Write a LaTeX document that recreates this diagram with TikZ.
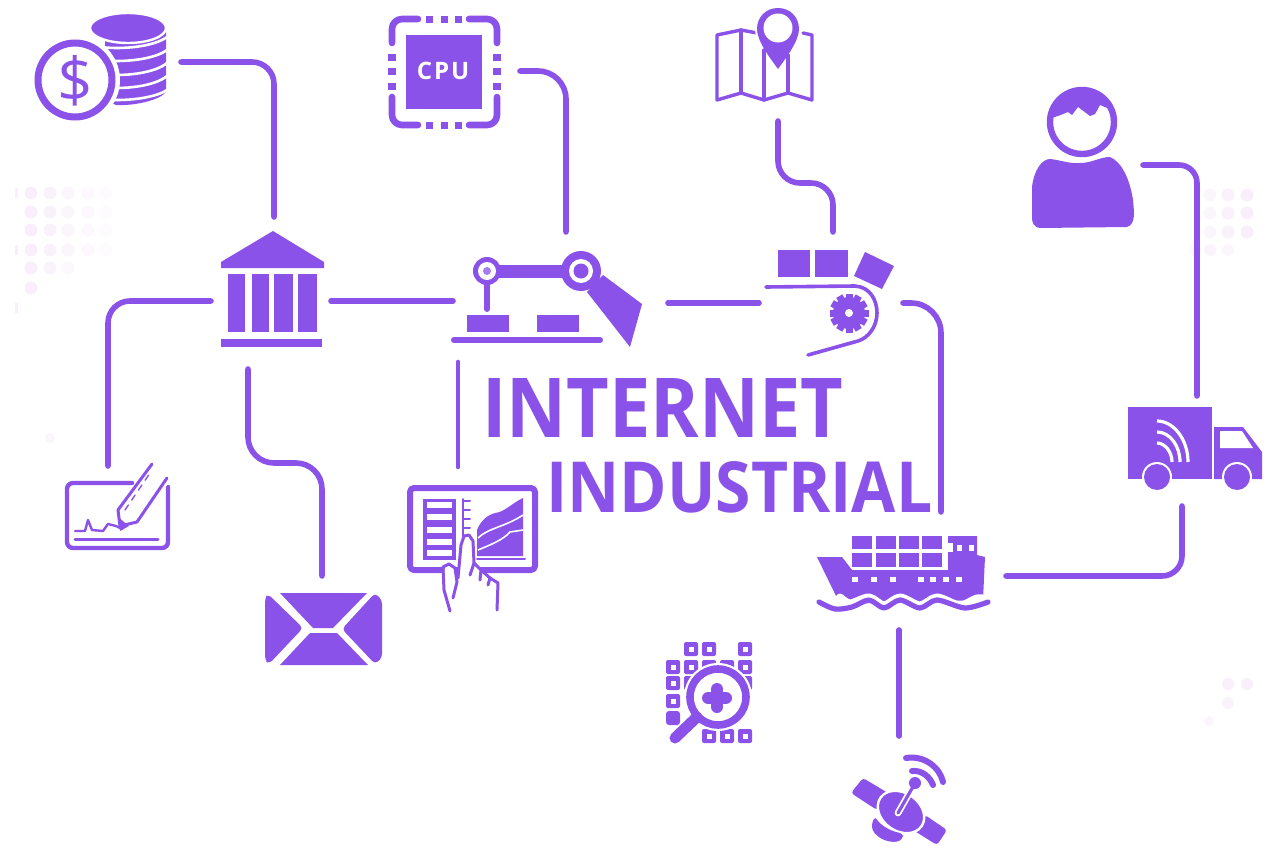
\documentclass[tikz,border=0pt]{standalone}
\usepackage{graphicx}
\usepackage{fontspec}
\setmainfont{Open Sans}
\newfontfamily\titlefont{Open Sans Bold}
\newfontfamily\cpufont[LetterSpace=8]{Open Sans Bold}
\definecolor{ink}{HTML}{8A52E8}
\definecolor{faint}{HTML}{F9EFFB}
\tikzset{
  ic/.style={fill=ink,draw=none},
  wh/.style={fill=white,draw=none},
  conn/.style={draw=ink,line width=2.8pt,line cap=round},
  connthin/.style={draw=ink,line width=2.3pt,line cap=round},
  stroke/.style={draw=ink,line width=#1,line cap=round,line join=round},
  halo/.style={draw=white,line width=#1,line cap=round,line join=round},
  dotf/.style={fill=faint,draw=none},
  titletext/.style={text=ink,inner sep=0pt,anchor=base west,font=\titlefont}
}
\begin{document}
\begin{tikzpicture}[x=0.5pt,y=-0.5pt]
\useasboundingbox (0,0) rectangle (1265,846);
\fill[white] (0,0) rectangle (1265,846);

% faint dots
\foreach \x/\o in {31/1,50/.8,68/.6,88/.4,106/.2}{
  \foreach \y in {193,212,230,250}{\fill[dotf,opacity=\o] (\x,\y) circle (6.5);}
}
\foreach \x/\o in {31/1,50/.7,68/.4}{\fill[dotf,opacity=\o] (\x,268) circle (6.5);}
\fill[dotf] (31,288) circle (6.5);
\foreach \y in {193,250,308}{\fill[dotf] (15,\y-5) rectangle (18,\y+5);}
\fill[faint,opacity=.6] (50,438) circle (5);
\foreach \x/\o in {1210/.5,1228/.8,1247/1}{
  \foreach \y in {195,213,232}{\fill[dotf,opacity=\o] (\x,\y) circle (6.5);}
}
\foreach \x/\o in {1195/.4,1210/.7,1228/.5}{\fill[dotf,opacity=\o] (\x,250) circle (6);}
\foreach \x/\o in {1228/.9,1247/1}{\fill[dotf,opacity=\o] (\x,684) circle (6);}
\fill[faint,opacity=.7] (1228,703) circle (6);
\fill[faint,opacity=.5] (1209,721) circle (5);

% connector ends
\coordinate (coinsOut) at (181,62);
\coordinate (bankTop) at (274,217);
\coordinate (cpuOut) at (520,71);
\coordinate (robotTop) at (566,232);
\coordinate (mapOut) at (778,121);
\coordinate (mapMid) at (805,183);
\coordinate (convTop) at (833,232);
\coordinate (personOut) at (1143,165);
\coordinate (truckTop) at (1197,396);
\coordinate (truckOut) at (1182,506);
\coordinate (shipRight) at (1006,576);
\coordinate (bankLeft) at (211,301);
\coordinate (signTop) at (108,466);
\coordinate (bankRight) at (331,301);
\coordinate (robotLeft) at (453,301);
\coordinate (bankDown) at (248,369);
\coordinate (bankMid) at (285,463);
\coordinate (mailTop) at (322,576);
\coordinate (robotDown) at (458,362);
\coordinate (tabletTop) at (458,467);
\coordinate (robotRight) at (668,303);
\coordinate (convLeft) at (759,303);
\coordinate (convRight) at (903,303);
\coordinate (shipTop) at (941,512);
\coordinate (shipDown) at (899,630);
\coordinate (satTop) at (899,736);

% connectors
\draw[conn,rounded corners=11pt] (coinsOut) -| (bankTop);
\draw[conn,rounded corners=14pt] (cpuOut) -| (robotTop);
\draw[conn,rounded corners=11pt] (mapOut) -- (mapOut |- mapMid) -- (convTop |- mapMid) -- (convTop);
\draw[conn,rounded corners=9pt] (personOut) -| (truckTop);
\draw[conn,rounded corners=10pt] (truckOut) |- (shipRight);
\draw[conn,rounded corners=11pt] (bankLeft) -| (signTop);
\draw[conn] (bankRight) -- (robotLeft);
\draw[conn,rounded corners=13pt] (bankDown) -- (bankDown |- bankMid) -- (mailTop |- bankMid) -- (mailTop);
\draw[connthin] (robotDown) -- (tabletTop);
\draw[conn] (robotRight) -- (convLeft);
\draw[conn,rounded corners=15pt] (convRight) -| (shipTop);
\draw[conn] (shipDown) -- (satTop);

% coins
\fill[ic] (105,36) -- (166,28) -- (166,92) .. controls (160,100) and (135,106) .. (116,105) -- (105,100) -- cycle;
\foreach \a/\b in {37/47,50/60,63/74,76/87,90/99}{
  \draw[halo=1.3pt] (100,\b) .. controls (125,\b+3) and (155,\b-1) .. (167,\a);
}
\draw[halo=1.2pt,fill=ink] (128,28) ellipse (38 and 15);
\fill[wh] (75,80) circle (45);
\draw[stroke=3.5pt,fill=white] (75,80) circle (37);
\node[text=ink,inner sep=0pt,font=\fontsize{31}{31}\selectfont] (dollar) at (75,81) {\$};

% bank
\fill[ic] (273,231) -- (324,262) -- (324,268) -- (221,268) -- (221,262) -- cycle;
\foreach \a/\b in {228/245,252/269,274/293,298/317}{\fill[ic] (\a,274) rectangle (\b,332);}
\fill[ic] (221,339) rectangle (322,347);

% CPU
\foreach \p/\q/\r in {392/19/418,497/19/469,392/125/418,497/125/469}{
  \pgfmathsetmacro{\v}{\q<50?43:97}
  \draw[stroke=3.3pt,rounded corners=5pt] (\p,\v) -- (\p,\q) -- (\r,\q);
}
\foreach \u in {429,444,458}{
  \fill[ic] (\u-3.5,15.5) rectangle (\u+3.5,23);
  \fill[ic] (\u-3.5,121.5) rectangle (\u+3.5,129);
}
\foreach \u in {57,71,86}{
  \fill[ic] (388,\u-3.5) rectangle (396,\u+3.5);
  \fill[ic] (493,\u-3.5) rectangle (501,\u+3.5);
}
\fill[ic] (406,35) rectangle (482,109);
\node[text=white,inner sep=0pt,font=\cpufont\fontsize{12}{12}\selectfont] (cpu) at (443,71) {CPU};

% robot
\fill[ic] (488,265) rectangle (581,278);
\draw[stroke=3pt] (487,284) -- (487,309);
\fill[ic] (487,271) circle (14);
\fill[wh] (487,271) circle (9);
\fill[ink!75] (487,271) circle (4);
\fill[ic] (603,275) -- (642,304) -- (630,347) -- (587,292) -- cycle;
\fill[ic] (581,271) circle (20);
\fill[wh] (581,271) circle (12);
\fill[ic] (581,271) circle (7.5);
\fill[ic] (467,315) rectangle (509,332);
\fill[ic] (537,315) rectangle (579,332);
\draw[stroke=3pt] (454,340) -- (600,340);

% map
\draw[stroke=1.7pt] (757,33) -- (741,30) -- (717,35) -- (717,100) -- (741,93) -- (764,100) -- (788,93) -- (812,100) -- (812,35) -- (803,33);
\draw[stroke=1.7pt] (741,30) -- (741,93);
\draw[stroke=1.7pt] (764,50) -- (764,100);
\draw[stroke=1.7pt] (788,55) -- (788,93);
\fill[wh] (778,29) circle (23);
\fill[ic] (757,29) .. controls (757,41) and (770,58) .. (778,69) .. controls (786,58) and (799,41) .. (799,29) .. controls (799,17) and (790,8) .. (778,8) .. controls (766,8) and (757,17) .. cycle;
\fill[wh] (778,28) circle (14.5);

% conveyor
\fill[ic] (778,250) rectangle (810,277);
\fill[ic] (815,250) rectangle (848,277);
\fill[ic] (865,252) -- (894,266) -- (882,289) -- (854,276) -- cycle;
\draw[stroke=1.8pt] (766,287) -- (855,286) .. controls (870,287) and (877,300) .. (877,313) .. controls (877,327) and (868,338) .. (858,341) -- (808,355);
\foreach \a in {0,30,...,330}{
  \fill[ic,rotate around={\a:(849,313)}] (845.5,293.5) rectangle (852.5,300);
}
\fill[ic] (849,313) circle (16);
\fill[wh] (849,313) circle (4);

% person
\draw[stroke=3.2pt,fill=white] (1082,122) circle (32);
\begin{scope}
  \clip (1082,122) circle (32);
  \fill[ic] (1045,85) -- (1120,85) -- (1120,113) -- (1112,110) -- (1100,105) -- (1095,114) -- (1090,116) -- (1078,107) -- (1072,115) -- (1068,112) -- (1058,116) -- (1045,120) -- cycle;
\end{scope}
\fill[ic] (1032,187) .. controls (1034,170) and (1042,159) .. (1050,159) .. controls (1060,160) and (1070,164) .. (1080,163) .. controls (1092,163) and (1100,157) .. (1110,157) .. controls (1122,162) and (1130,180) .. (1133,200) .. controls (1134,212) and (1136,224) .. (1127,227) -- (1040,228) .. controls (1033,227) and (1032,222) .. (1032,217) -- cycle;

% truck
\fill[ic] (1128,407) rectangle (1212,479);
\fill[ic] (1214,427) -- (1243,427) -- (1262,452) -- (1262,479) -- (1214,479) -- cycle;
\fill[wh] (1220,431) -- (1242,431) -- (1253,448) -- (1220,448) -- cycle;
\fill[wh] (1157,477) circle (15);
\fill[wh] (1237,477) circle (15);
\fill[ic] (1157,477) circle (13);
\fill[ic] (1237,477) circle (13);
\draw[draw=white,line width=1.6pt] (1157,421) .. controls (1174,421) and (1188,440) .. (1188,462);
\draw[draw=white,line width=1.6pt] (1157,432) .. controls (1170,432) and (1180,446) .. (1180,462);
\draw[draw=white,line width=1.6pt] (1157,443) .. controls (1165,443) and (1172,452) .. (1172,462);

% signature tablet
\draw[stroke=2.2pt,rounded corners=3pt] (132,483) -- (67,483) -- (67,548) -- (168,548) -- (168,487);
\draw[stroke=1.5pt] (75,539) -- (158,539);
\draw[stroke=1.2pt] (75,531) -- (85,531) -- (88,520) -- (92,530) -- (103,531) -- (108,524) -- (116,526) -- (122,529);
\draw[halo=3pt] (138,520) -- (170,476);
\draw[stroke=1.5pt] (118,510) -- (152,464);
\draw[stroke=1.5pt] (137,522) -- (167,478);
\draw[stroke=1.5pt] (118,510) -- (120,526) -- (137,522);
\draw[stroke=.7pt,dashed] (125,510) -- (150,473);
\fill[ic] (118,517) -- (120,531) -- (129,526) -- cycle;

% envelope
\fill[ic] (280,593) -- (367,593) -- (333,628) -- (313,628) -- cycle;
\fill[ic,rounded corners=2pt] (268,594) -- (303,628) -- (269,664) -- (265,660) -- (265,598) -- cycle;
\fill[ic,rounded corners=2pt] (375,593) -- (382,600) -- (382,658) -- (375,664) -- (342,629) -- cycle;
\fill[ic] (310,633) -- (337,633) -- (368,665) -- (280,665) -- cycle;

% chart tablet
\draw[stroke=3pt,rounded corners=2pt,fill=white] (410,488) rectangle (535,570);
\fill[ic] (423,499) rectangle (456,560);
\foreach \u in {505,517,530,542,553}{\fill[wh] (427,\u-2.7) rectangle (452,\u+2.7);}
\draw[stroke=1pt] (463,499) -- (463,536);
\foreach \u in {501,510,519,528}{\draw[stroke=1pt] (463,\u) -- (470,\u);}
\fill[ic] (477,556) -- (477,530) .. controls (481,520) and (488,515) .. (495,513) .. controls (505,512) and (512,503) .. (523,498) -- (523,556) -- cycle;
\draw[draw=white,line width=.8pt] (478,538) .. controls (488,528) and (505,527) .. (523,515);
\draw[draw=white,line width=.8pt] (478,550) .. controls (490,545) and (503,540) .. (510,532) -- (523,530);
\draw[stroke=1pt] (477,559) -- (525,559);
\fill[wh] (445,565) -- (455,568) -- (458,578) -- (462,540) -- (468,535) -- (473,540) -- (474,563) -- (482,570) -- (490,578) -- (498,583) -- (497,610) -- (450,612) -- (443,583) -- cycle;
\draw[stroke=1.5pt] (450,611) -- (444,590) -- (443,567) -- (449,564) -- (455,568) -- (457,582) -- (453,598);
\draw[stroke=1.5pt] (458,578) -- (461,545) -- (464,536) -- (469,535) -- (473,541) -- (474,563) -- (470,575);
\draw[stroke=1.5pt] (474,563) -- (481,570) -- (480,580);
\draw[stroke=1.5pt] (481,570) -- (490,578) -- (488,585);
\draw[stroke=1.5pt] (490,578) -- (498,583) -- (497,610);

% ship
\foreach \x in {852,876,899,922}{
  \fill[ic] (\x,536) rectangle (\x+20,549);
  \fill[ic] (\x,553) rectangle (\x+20,567);
}
\fill[ic] (817,557) -- (842,557) -- (852,570) -- (948,570) -- (948,536) -- (977,536) -- (977,555) -- (985,557) -- (983,600) -- (840,604) -- cycle;
\foreach \x in {855,874,893,921,933,946,959}{\fill[wh] (\x-3,577) rectangle (\x+3,582);}
\foreach \x in {959,971}{\fill[wh] (\x-2.5,545) rectangle (\x+2.5,551);}
\fill[wh] (947,543) rectangle (953,552);
\draw[halo=4.5pt] plot[smooth] coordinates {(840,598) (850,604) (869,598) (884,606) (900,598) (920,606) (937,598) (960,606) (977,599) (990,600)};
\fill[wh] (810,605) rectangle (995,616);
\draw[stroke=2.6pt] plot[smooth] coordinates {(819,602) (835,609) (852,607) (869,600) (884,608) (900,600) (920,608) (937,600) (965,608) (988,602)};

% magnifier grid
\foreach \x/\y in {691/649,709/649,745/649,673/667,691/667,709/667,727/667,745/667,673/683,691/683,745/683,673/701,709/736,727/736,745/736}{
  \fill[ic,rounded corners=1pt] (\x-7,\y-7) rectangle (\x+7,\y+7);
  \fill[wh] (\x-2.5,\y-2.5) rectangle (\x+2.5,\y+2.5);
}
\fill[ic,rounded corners=1.5pt] (666,711) rectangle (680,725);
\fill[wh] (718,697) circle (34);
\draw[stroke=3.8pt,fill=white] (718,697) circle (28);
\draw[stroke=5.5pt] (697,717) -- (675,738);
\draw[stroke=6pt] (708,698) -- (726,698);
\draw[stroke=6pt] (717,689) -- (717,707);

% satellite
\fill[ic,rounded corners=1.5pt] (863,778) -- (888,793) -- (877,810) -- (851,793) -- cycle;
\fill[ic,rounded corners=1.5pt] (925,815) -- (947,830) -- (937,845) -- (913,830) -- cycle;
\draw[halo=1.2pt,fill=ink,rotate around={-35:(901,812)}] (901,812) ellipse (25 and 19);
\fill[ic,rounded corners=2pt] (875,816) .. controls (880,825) and (892,832) .. (903,833) -- (903,839) .. controls (893,844) and (877,840) .. (871,826) -- cycle;
\draw[halo=3.4pt] (898,813) -- (915,783);
\draw[stroke=1.6pt] (898,813) -- (914,785);
\fill[ic] (915,783) circle (6);
\draw[stroke=3pt] (906,758) .. controls (925,755) and (940,768) .. (943,782);
\draw[stroke=3pt] (912,771) .. controls (922,770) and (930,777) .. (933,785);

% title
\node[titletext] (internet) at (482,437) {\resizebox{180.5pt}{29.5pt}{\fontsize{40.6}{40.6}\selectfont INTERNET}};
\node[titletext] (industrial) at (546,512) {\resizebox{193pt}{25.5pt}{\fontsize{35}{35}\selectfont INDUSTRIAL}};
\end{tikzpicture}
\end{document}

===

• **EXERCISE GOAL**
Everything from the first line of the listing above through the line that contains "(1209,721) circle (5);" is to be restated word for word, minus the pictures.

• **THE ANSWER**
Write a LaTeX document that recreates this diagram with TikZ.
\documentclass[tikz,border=0pt]{standalone}
\usepackage{graphicx}
\usepackage{fontspec}
\setmainfont{Open Sans}
\newfontfamily\titlefont{Open Sans Bold}
\newfontfamily\cpufont[LetterSpace=8]{Open Sans Bold}
\definecolor{ink}{HTML}{8A52E8}
\definecolor{faint}{HTML}{F9EFFB}
\tikzset{
  ic/.style={fill=ink,draw=none},
  wh/.style={fill=white,draw=none},
  conn/.style={draw=ink,line width=2.8pt,line cap=round},
  connthin/.style={draw=ink,line width=2.3pt,line cap=round},
  stroke/.style={draw=ink,line width=#1,line cap=round,line join=round},
  halo/.style={draw=white,line width=#1,line cap=round,line join=round},
  dotf/.style={fill=faint,draw=none},
  titletext/.style={text=ink,inner sep=0pt,anchor=base west,font=\titlefont}
}
\begin{document}
\begin{tikzpicture}[x=0.5pt,y=-0.5pt]
\useasboundingbox (0,0) rectangle (1265,846);
\fill[white] (0,0) rectangle (1265,846);

% faint dots
\foreach \x/\o in {31/1,50/.8,68/.6,88/.4,106/.2}{
  \foreach \y in {193,212,230,250}{\fill[dotf,opacity=\o] (\x,\y) circle (6.5);}
}
\foreach \x/\o in {31/1,50/.7,68/.4}{\fill[dotf,opacity=\o] (\x,268) circle (6.5);}
\fill[dotf] (31,288) circle (6.5);
\foreach \y in {193,250,308}{\fill[dotf] (15,\y-5) rectangle (18,\y+5);}
\fill[faint,opacity=.6] (50,438) circle (5);
\foreach \x/\o in {1210/.5,1228/.8,1247/1}{
  \foreach \y in {195,213,232}{\fill[dotf,opacity=\o] (\x,\y) circle (6.5);}
}
\foreach \x/\o in {1195/.4,1210/.7,1228/.5}{\fill[dotf,opacity=\o] (\x,250) circle (6);}
\foreach \x/\o in {1228/.9,1247/1}{\fill[dotf,opacity=\o] (\x,684) circle (6);}
\fill[faint,opacity=.7] (1228,703) circle (6);
\fill[faint,opacity=.5] (1209,721) circle (5);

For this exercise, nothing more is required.